North West Cricket managers almost all white, but CEO Prinsloo denies racism

21 October 2021 - 16:57
By Tiisetso Malepa
North West Cricket has committed to transform the union's management, which is  almost 100% white, but denied allegations of racism.
Image: Screengrab from Cricket SA YouTube North West Cricket has committed to transform the union's management, which is almost 100% white, but denied allegations of racism.

North West Cricket (NWC) chief HP Prinsloo has said the union will change its ways after it came under fire for having an all-white management team.

The administrator, men’s head coach, women’s head coach, finance manager, head  groundsman and chair of the umpires are all white males and report to Prinsloo, another white male.

The only black person in a management role is the cricket services manager, who is of Indian descent.

“This is correct, but to reflect on it we must look at the appointment dates of those people,” said Prinsloo. “It was a very long time ago. It is my presentation that labour law issues [mean we] can’t get rid of these people for the sake of doing so.”

Prinsloo appeared before Cricket SA’s (CSA's) social justice and nation-building (SJN) transformation hearings in response to allegations of anti-transformation and racism levelled at NWC by former NWC president Dr Oupa Nkagisang, NWC members' council member Phestus Motshabi and former umpire Papi Mbese.

“The majority of misplaced allegations or submissions by Dr Oupa Nkagisang in his testimony remain untested and uncorroborated accusations and therefore careful consideration should be exercised as to the weight that can attached to it,” said Prinsloo in his testimony.

“Mr Motshabi and Mbese’s accusations are a repetition or are similar to Dr Nkagisang’s.”

Prinsloo said NWC  “reaffirms its commitment to transformation and transparent management and administration of the union in the best interests of cricket and all affiliates and stakeholders.

Prinsloo said the NWC payroll shows that 84% of employees are black and black African.

But what Prinsloo did not acknowledge was the fact that the workforce at NWC reflects the right demographics only at lower levels and not in management.

Prinsloo said that NWC will in the coming months restructure and ensure that demographics at senior managerial levels at the union are reflective of the country.

“At every opportunity that arises in terms of new appointments of people, transformation will be in the forefront of our consideration to fill that position. Those in management have been in those positions for a long time.”

Prinsloo denied accusations of racism from former umpire Mbese, who testified in July that he was called the k-word by Johan Louw, who is the president of umpires at NWC.

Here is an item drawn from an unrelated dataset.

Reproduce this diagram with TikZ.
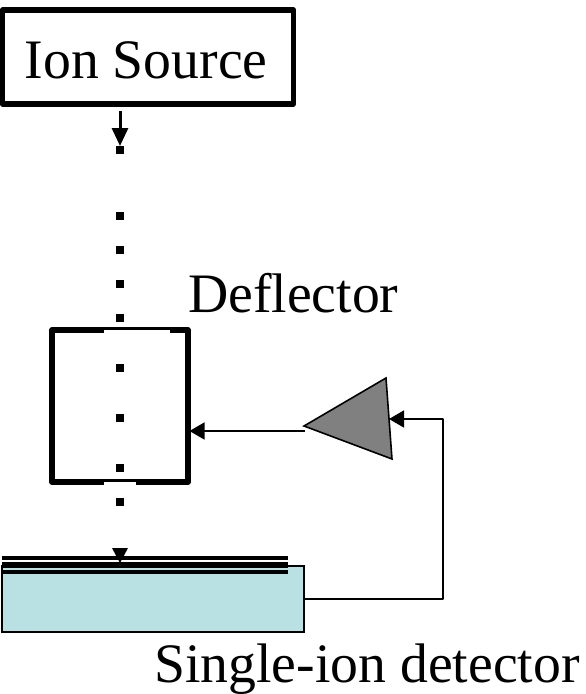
\documentclass[tikz,border=0pt]{standalone}
\usepackage{fontspec}
\setmainfont{Liberation Serif}
\usetikzlibrary{arrows.meta,calc}
\definecolor{detfill}{HTML}{B9E0E3}
\definecolor{ampfill}{HTML}{808080}
\tikzset{
  x=1pt,y=-1pt,
  thickbox/.style={draw=black,line width=5.5pt,line join=round,fill=white,inner sep=0pt},
  beamdot/.style={fill=black,minimum size=8pt,inner sep=0pt,outer sep=0pt},
  label/.style={font=\fontsize{55.7pt}{60pt}\selectfont,inner sep=0pt,anchor=base west},
  signal/.style={draw=black,line width=1.6pt,-{Triangle[length=15pt,width=17pt]}},
  beamarrow/.style={draw=black,line width=3pt,-{Triangle[length=18pt,width=16pt]}},
  foil/.style={draw=black},
  gapmask/.style={fill=white,draw=none}
}
\begin{document}
\begin{tikzpicture}
\useasboundingbox (0,0) rectangle (586,694);
% detector
\node[draw=black,line width=1.5pt,fill=detfill,minimum width=302pt,minimum height=66pt,inner sep=0pt,outer sep=0pt] (det) at (153,599) {};
\foreach \yy/\w in {558/4,565/6,572/4}
  \draw[foil,line width=\w pt] (2,\yy) -- (288,\yy);
% ion source
\node[thickbox,minimum width=291pt,minimum height=94pt,outer sep=0pt] (src) at (148,57) {};
\node[label] (srclabel) at (24.5,78.5) {Ion Source};
% deflector
\node[thickbox,minimum width=136pt,minimum height=152pt,outer sep=1.5pt] (defl) at (120,406) {};
\fill[gapmask] (104,330) rectangle (170,333.5);
\fill[gapmask] (104,481.5) rectangle (136,485.5);
\node[label] (defllabel) at (188,312) {Deflector};
\node[label] (detlabel) at (154,682) {Single-ion detector};
% beam dots
\foreach \nm/\yy in {a/150,b/216,c/250,d/284,e/318,f/368,g/418,h/468,i/502}
  \node[beamdot] (dot\nm) at (120,\yy) {};
\coordinate (beamstart) at (120,111);
\draw[beamarrow] (beamstart) -- (120,146);
\fill[black] (112,548) -- (128,548) -- (120,563) -- cycle;
% amplifier
\coordinate (ampa) at (304,426);
\coordinate (ampb) at (386,378);
\coordinate (ampc) at (392,459);
\draw[fill=ampfill,line width=1.6pt,line join=miter] (ampa) -- (ampb) -- (ampc) -- cycle;
% connectors
\coordinate (ampout) at (305,431);
\coordinate (ampin) at (389,419);
\coordinate (corner) at (443,419);
\draw[signal] (ampout) -- (ampout -| defl.east);
\draw[signal,line join=round] (det.east) -- (det.east -| corner) -- (corner) -- (ampin);
\end{tikzpicture}
\end{document}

Mbese said he witnessed an incident during a tournament in Orkney where there was a huge scuffle after an umpire called one of the players the k-word.

“It is denied that Mr Johan Louw abused an umpire,” said Prinsloo. “There was no enquiry to that effect.”

Chairperson of the SJN hearings advocate Dumisa Ntsebeza took Prinsloo to task for denying categorically that Louw did not abuse Mbese, even though there was no enquiry.

Ntsebeza was not impressed that Prinsloo relied solely on Louw’s word that he did not abuse an umpire.